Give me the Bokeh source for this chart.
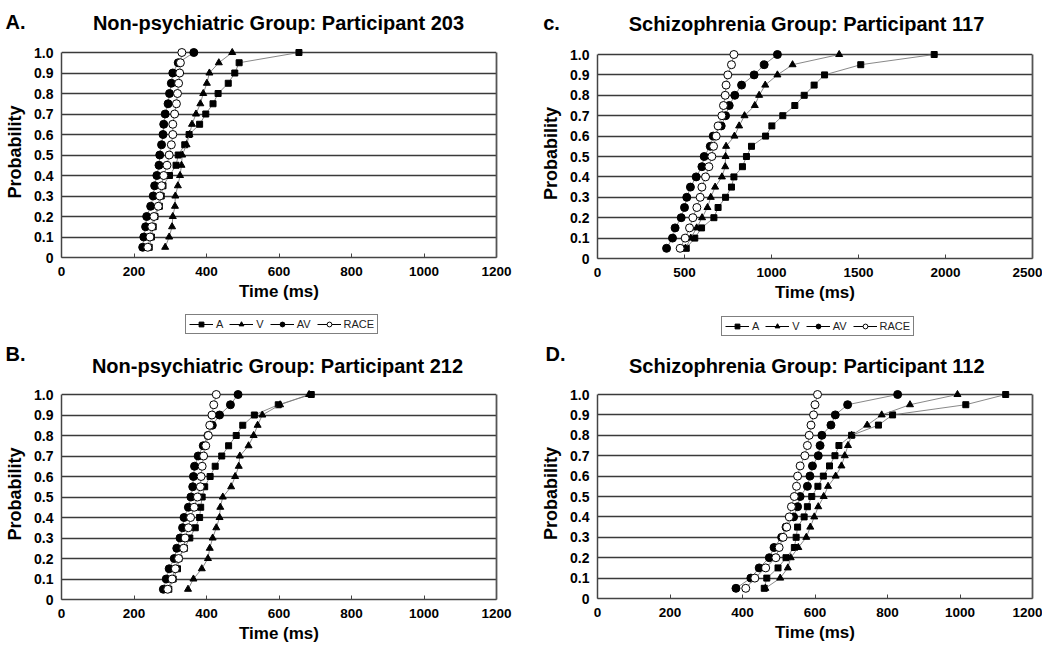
from bokeh.plotting import figure
from bokeh.layouts import row, column
from bokeh.models import Range1d, FixedTicker, Label, Legend, LegendItem, LinearAxis
from bokeh.embed import file_html
from bokeh.resources import INLINE

FONT = "Liberation Sans"

# cumulative probability levels (shared by all panels)
PROB = [0.05, 0.10, 0.15, 0.20, 0.25, 0.30, 0.35, 0.40, 0.45, 0.50,
        0.55, 0.60, 0.65, 0.70, 0.75, 0.80, 0.85, 0.90, 0.95, 1.00]

Y_TICKS = [0, 0.1, 0.2, 0.3, 0.4, 0.5, 0.6, 0.7, 0.8, 0.9, 1.0]
Y_TICK_LABELS = ["0", "0.1", "0.2", "0.3", "0.4", "0.5", "0.6", "0.7", "0.8", "0.9", "1.0"]
X_TICKS_1200 = [0, 200, 400, 600, 800, 1000, 1200]
X_TICKS_2500 = [0, 500, 1000, 1500, 2000, 2500]

SERIES_NAMES = ["A", "V", "AV", "RACE"]

# Panel A: Non-psychiatric Group, Participant 203 (RT in ms)
P203_A = [242, 248, 253, 258, 270, 275, 280, 298, 316, 322, 340, 352, 381, 398, 418, 432, 460, 478, 490, 655]
P203_V = [286, 297, 305, 307, 313, 314, 321, 327, 331, 333, 345, 353, 360, 371, 383, 391, 401, 408, 434, 471]
P203_AV = [224, 227, 232, 235, 246, 253, 257, 263, 269, 271, 276, 280, 282, 286, 294, 298, 303, 307, 322, 365]
P203_RACE = [238, 244, 249, 255, 267, 271, 276, 282, 291, 297, 303, 307, 307, 312, 317, 320, 323, 326, 328, 332]

# Panel B: Non-psychiatric Group, Participant 212
P212_A = [296, 308, 320, 324, 339, 354, 369, 381, 384, 388, 395, 410, 424, 442, 461, 482, 500, 532, 598, 689]
P212_V = [349, 364, 387, 404, 409, 417, 427, 436, 438, 445, 468, 479, 489, 492, 516, 530, 541, 554, 603, 683]
P212_AV = [281, 289, 297, 311, 318, 327, 334, 338, 350, 357, 362, 364, 367, 377, 391, 404, 416, 436, 466, 487]
P212_RACE = [293, 305, 314, 323, 337, 341, 350, 356, 366, 375, 383, 385, 388, 392, 398, 405, 409, 415, 420, 427]

# Panel C: Schizophrenia Group, Participant 117
P117_A = [510, 559, 598, 669, 693, 736, 770, 784, 833, 856, 885, 966, 1002, 1065, 1134, 1188, 1245, 1305, 1513, 1935]
P117_V = [506, 536, 570, 601, 632, 651, 676, 715, 734, 736, 739, 787, 814, 845, 904, 929, 964, 1034, 1121, 1389]
P117_AV = [397, 431, 446, 481, 500, 513, 534, 567, 600, 613, 648, 665, 711, 736, 757, 789, 828, 900, 958, 1034]
P117_RACE = [475, 504, 529, 548, 571, 590, 600, 621, 640, 657, 667, 682, 693, 715, 724, 734, 739, 749, 770, 784]

# Panel D: Schizophrenia Group, Participant 112
P112_A = [460, 467, 498, 520, 543, 548, 552, 570, 579, 591, 608, 623, 640, 655, 666, 701, 775, 814, 1016, 1126]
P112_V = [463, 504, 525, 533, 554, 576, 587, 598, 609, 624, 636, 657, 673, 682, 691, 701, 744, 784, 862, 993]
P112_AV = [382, 423, 446, 474, 487, 508, 520, 541, 552, 559, 579, 586, 593, 609, 614, 619, 644, 656, 690, 828]
P112_RACE = [409, 434, 464, 492, 501, 512, 522, 529, 535, 543, 549, 552, 559, 572, 579, 584, 589, 596, 600, 607]

STYLES = {
    "A": dict(marker="square", size=6, fill_color="black", line_color="black"),
    "V": dict(marker="triangle", size=7, fill_color="black", line_color="black"),
    "AV": dict(marker="circle", size=8, fill_color="black", line_color="black"),
    "RACE": dict(marker="circle", size=8, fill_color="white", line_color="black"),
}
LINE_COLOR = "#7a7a7a"
TOP_PAD = 6  # px of headroom above the 1.0 line so markers there are not cut


def make_panel(series, xmax, xticks, mb_left, mb_right, mb_top, mb_bottom, fh):
    ytop = 1.0 + TOP_PAD / fh
    p = figure(frame_width=435, frame_height=fh + TOP_PAD,
               min_border_left=mb_left, min_border_right=mb_right,
               min_border_top=mb_top - TOP_PAD, min_border_bottom=mb_bottom,
               x_range=Range1d(0, xmax), y_range=Range1d(0, ytop), title=None,
               output_backend="svg", toolbar_location=None,
               background_fill_color="white", border_fill_color="white")
    p.outline_line_color = None
    p.xgrid.visible = False
    p.ygrid.ticker = FixedTicker(ticks=Y_TICKS)
    p.ygrid.grid_line_color = "#3a3a3a"
    p.ygrid.grid_line_width = 1.3

    xa = p.xaxis[0]
    xa.ticker = FixedTicker(ticks=xticks)
    xa.axis_label = "Time (ms)"
    xa.axis_label_text_font = FONT
    xa.axis_label_text_font_style = "bold"
    xa.axis_label_text_font_size = "17px"
    xa.axis_label_text_color = "black"
    xa.axis_label_standoff = 3
    xa.major_label_text_font = FONT
    xa.major_label_text_font_style = "bold"
    xa.major_label_text_font_size = "13.5px"
    xa.major_label_text_color = "black"
    xa.major_label_standoff = 9
    xa.major_tick_in = 4
    xa.major_tick_out = 0
    xa.minor_tick_in = 0
    xa.minor_tick_out = 0
    xa.axis_line_color = "#444444"
    xa.axis_line_width = 1.5
    xa.major_tick_line_color = "#444444"

    ya = p.yaxis[0]
    ya.ticker = FixedTicker(ticks=Y_TICKS)
    ya.bounds = (0, 1.0)
    ya.major_label_overrides = {t: s for t, s in zip(Y_TICKS, Y_TICK_LABELS)}
    ya.axis_label = "Probability"
    ya.axis_label_text_font = FONT
    ya.axis_label_text_font_style = "bold"
    ya.axis_label_text_font_size = "18px"
    ya.axis_label_text_color = "black"
    ya.axis_label_standoff = 6
    ya.major_label_text_font = FONT
    ya.major_label_text_font_style = "bold"
    ya.major_label_text_font_size = "14px"
    ya.major_label_text_color = "black"
    ya.major_label_standoff = 8
    ya.major_tick_in = 0
    ya.major_tick_out = 0
    ya.minor_tick_in = 0
    ya.minor_tick_out = 0
    ya.axis_line_color = "#444444"
    ya.axis_line_width = 1.5

    # right border of the plot box, from 0 to 1.0
    ra = LinearAxis(ticker=FixedTicker(ticks=[]), bounds=(0, 1.0),
                    axis_line_color="#555555", axis_line_width=1.8,
                    major_tick_in=0, major_tick_out=0, minor_tick_in=0, minor_tick_out=0,
                    major_label_standoff=0, major_label_text_font_size="1px")
    p.add_layout(ra, "right")

    for name, xs in zip(SERIES_NAMES, series):
        p.line(xs, PROB, line_color=LINE_COLOR, line_width=0.9)
        p.scatter(xs, PROB, line_width=1, **STYLES[name])
    return p


def make_header(width, height, letter, letter_xy, title, title_xy, legend_xy=None):
    h = figure(frame_width=width, frame_height=height,
               min_border_left=0, min_border_right=0, min_border_top=0, min_border_bottom=0,
               x_range=Range1d(0, width), y_range=Range1d(0, height), title=None,
               x_axis_location=None, y_axis_location=None,
               output_backend="svg", toolbar_location=None,
               background_fill_color="white", border_fill_color="white")
    h.outline_line_color = None
    h.grid.visible = False
    h.add_layout(Label(x=title_xy[0], y=title_xy[1], x_units="screen", y_units="screen",
                       text=title,
                       text_align="center", text_baseline="alphabetic",
                       text_font=FONT, text_font_style="bold", text_font_size="20px",
                       text_color="black"))
    h.add_layout(Label(x=letter_xy[0], y=letter_xy[1], x_units="screen", y_units="screen",
                       text=letter,
                       text_align="left", text_baseline="alphabetic",
                       text_font=FONT, text_font_style="bold", text_font_size="20px",
                       text_color="black"))
    if legend_xy is not None:
        # legend keys: glyphs with no drawable point, styled like the panel series
        nan = float("nan")
        items = []
        for name in SERIES_NAMES:
            ln = h.line(x=[nan, nan], y=[nan, nan], line_color="black", line_width=1)
            sc = h.scatter(x=[nan], y=[nan], line_width=1, **STYLES[name])
            items.append(LegendItem(label=name, renderers=[ln, sc]))
        leg = Legend(items=items, location=legend_xy, orientation="horizontal",
                     glyph_width=24, glyph_height=12, label_height=12, label_width=6,
                     label_standoff=3, spacing=6, padding=3, margin=0,
                     label_text_font=FONT, label_text_font_size="11px",
                     label_text_color="#222222",
                     border_line_color="black", border_line_width=1,
                     background_fill_color="white", background_fill_alpha=1.0)
        h.add_layout(leg, "center")
    return row(h)


LEFT_W = 538
RIGHT_W = 504

hA = make_header(LEFT_W, 44, "A.", (5, 22.3), "Non-psychiatric Group: Participant 203", (278, 21.3))
pA = make_panel([P203_A, P203_V, P203_AV, P203_RACE], 1200, X_TICKS_1200, 61, 42, 8, 46, 205)
hB = make_header(LEFT_W, 83, "B.", (5, 32.7), "Non-psychiatric Group: Participant 212", (277, 21),
                 legend_xy=(185, 52))
pB = make_panel([P212_A, P212_V, P212_AV, P212_RACE], 1200, X_TICKS_1200, 59, 44, 8, 46, 205)

hC = make_header(RIGHT_W, 46, "c.", (4.7, 23.3), "Schizophrenia Group: Participant 117", (268, 22.7))
pC = make_panel([P117_A, P117_V, P117_AV, P117_RACE], 2500, X_TICKS_2500, 59, 10, 8, 46, 204)
hD = make_header(RIGHT_W, 82, "D.", (7, 32.7), "Schizophrenia Group: Participant 112", (268.3, 21),
                 legend_xy=(183, 50))
pD = make_panel([P112_A, P112_V, P112_AV, P112_RACE], 1200, X_TICKS_1200, 59, 10, 8, 46, 204)

layout = row(column(hA, pA, hB, pB), column(hC, pC, hD, pD))

open("out.html", "w").write(file_html(layout, INLINE))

^^^^^^^^

## PROBLEM TO SOLVE
Copy exactly the lines running from the beginning of the listing through the line that has "326, 328, 332]". Drop the pictures.

## ANSWER TO THIS EXERCISE
Give me the Bokeh source for this chart.
from bokeh.plotting import figure
from bokeh.layouts import row, column
from bokeh.models import Range1d, FixedTicker, Label, Legend, LegendItem, LinearAxis
from bokeh.embed import file_html
from bokeh.resources import INLINE

FONT = "Liberation Sans"

# cumulative probability levels (shared by all panels)
PROB = [0.05, 0.10, 0.15, 0.20, 0.25, 0.30, 0.35, 0.40, 0.45, 0.50,
        0.55, 0.60, 0.65, 0.70, 0.75, 0.80, 0.85, 0.90, 0.95, 1.00]

Y_TICKS = [0, 0.1, 0.2, 0.3, 0.4, 0.5, 0.6, 0.7, 0.8, 0.9, 1.0]
Y_TICK_LABELS = ["0", "0.1", "0.2", "0.3", "0.4", "0.5", "0.6", "0.7", "0.8", "0.9", "1.0"]
X_TICKS_1200 = [0, 200, 400, 600, 800, 1000, 1200]
X_TICKS_2500 = [0, 500, 1000, 1500, 2000, 2500]

SERIES_NAMES = ["A", "V", "AV", "RACE"]

# Panel A: Non-psychiatric Group, Participant 203 (RT in ms)
P203_A = [242, 248, 253, 258, 270, 275, 280, 298, 316, 322, 340, 352, 381, 398, 418, 432, 460, 478, 490, 655]
P203_V = [286, 297, 305, 307, 313, 314, 321, 327, 331, 333, 345, 353, 360, 371, 383, 391, 401, 408, 434, 471]
P203_AV = [224, 227, 232, 235, 246, 253, 257, 263, 269, 271, 276, 280, 282, 286, 294, 298, 303, 307, 322, 365]
P203_RACE = [238, 244, 249, 255, 267, 271, 276, 282, 291, 297, 303, 307, 307, 312, 317, 320, 323, 326, 328, 332]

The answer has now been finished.